The Olympics and the concrete mixer theory of regeneration
Town & Country Planning, July/August 2008
"A second marriage is the triumph of hope over experience," said Samuel Johnson You might say the same thing about the regeneration potential of the Olympic Games.
All the Olympics of recent times have swallowed the myth of their own regeneration potential, along with unbelievable sums of money. But the research confirms that the main beneficiaries of the Athens and Barcelona Olympics were developers and migrant and transient workers, and that unemployment rates were pretty much back to what they had been before all the excitement a few months later.
What the Olympics does bring consistently is gentrification. The last four Games cities have seen house price rises well above the national average for five years before the actual jollities took place.
Yet here is the winning London bid for the 2012 Olympics putting regeneration at the very heart of what they were promising – or 'legacy' as people like Sebastian Coe put it.

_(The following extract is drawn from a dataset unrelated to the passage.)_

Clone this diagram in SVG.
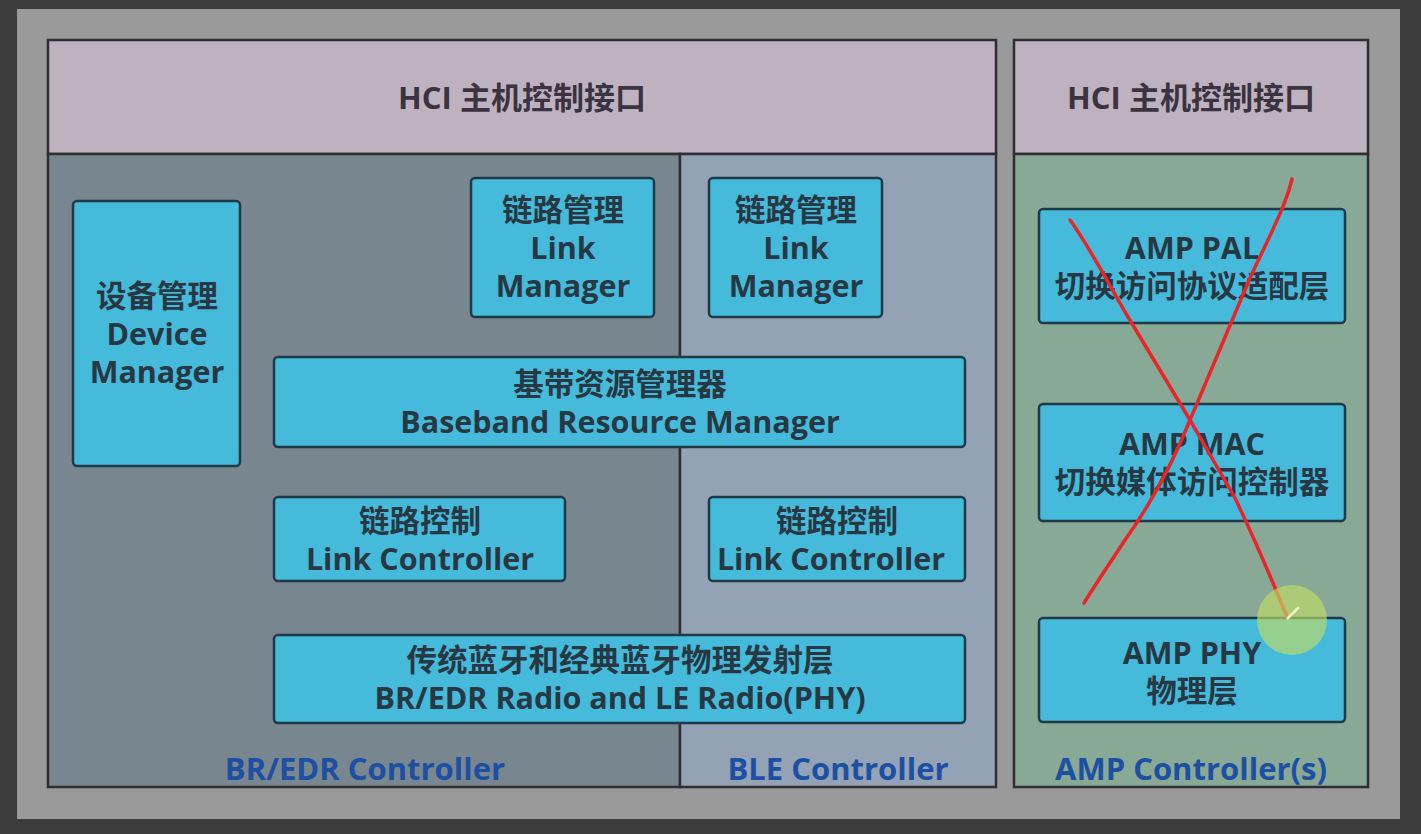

That is fine and inspiring, and it is a promise to the world on our behalf that we all need to take seriously. The problem is that our Olympic plans so far seem to include very little that seems remotely likely to provide this legacy. The plans continue to assume, against all the evidence, that you can hand over wads of cash to multinationals and ask them to rebuild rundown neighbourhoods and – hey presto! – you have regeneration.
You might call this the concrete mixer approach to regeneration, and it is accepted without demur or apparent quibble by Whitehall.
Time after time, over the past generation, it becomes clear that this kind of centralised regeneration is well able to rebuild the fabric. We know they can churn out bright new shopping centres, exclusive marinas and luxury flats. But we also know that they fail the people who live there, and are very quickly driven out, and often corrode the economies of the very places they were trying to help.
Why can't government or industry learn this? Partly because one of the characteristics of centralised government is their inability to see what is actually happening on the ground very clearly. Partly because they are deeply nervous about what they have to do to succeed – hand over power and resources to the locals.
The real problem is that the concrete mixer theory, and our current plans for the Olympics, assume that investment flowing into deprived areas will stay put. In practice, it actually leaks out to all those consultants, developers and large companies which are best able to exploit new commercial opportunities.
When my own think-tank, the New Economics Foundation published research on the situation, they could find Only 11 per cent of contracts so far which had gone to companies based within the five Olympic boroughs.
Nor can local organisations in the Lea Valley capitalise on their closeness. Because the major sponsors are protected by strict branding rules which prevent local companies or charities from drawing attention to their links with the Games. Just living next door isn't enough.
Real regeneration is about building up local businesses, revitalising local enterprise, making the best use of assets and giving local people a real stake in them. It is about using those vast sums that flow briefly through the local economy and finding ways they can stay circulating.
But the Olympic authorities don't get this. We have the Athlete's Village, which was the subject of a Section 106 agreement even before London won the Games, and which will – quite rightly – be handed over to a community development trust after the Games, together with an endowment of £1 million.
The developer Lendlease will be bound by this and there is already a site proposed for the new community facility, the health centre and the educational campus. That is a legacy of a kind.
But the actual ownership of the facility will stay with the developer under the terms of the agreement, so there are already restrictions on what the new development trust can do without owning the freehold.
It means that the new development trust will have to be supplicants to the owners right from the start. They will not be able to use the buildings as collateral for any kind of expansion. Because they will actually own none of the new assets handed over under the legacy, they will have no future revenue streams apart from interest on the endowment.
It isn't too late. The new London mayor has been worrying way at the problem, but you do wonder why the great centralised regeneration myth – that regeneration has to be done too people rather than with them – still holds such sway.
In an age of so-called evidence-based policy, where is the evidence?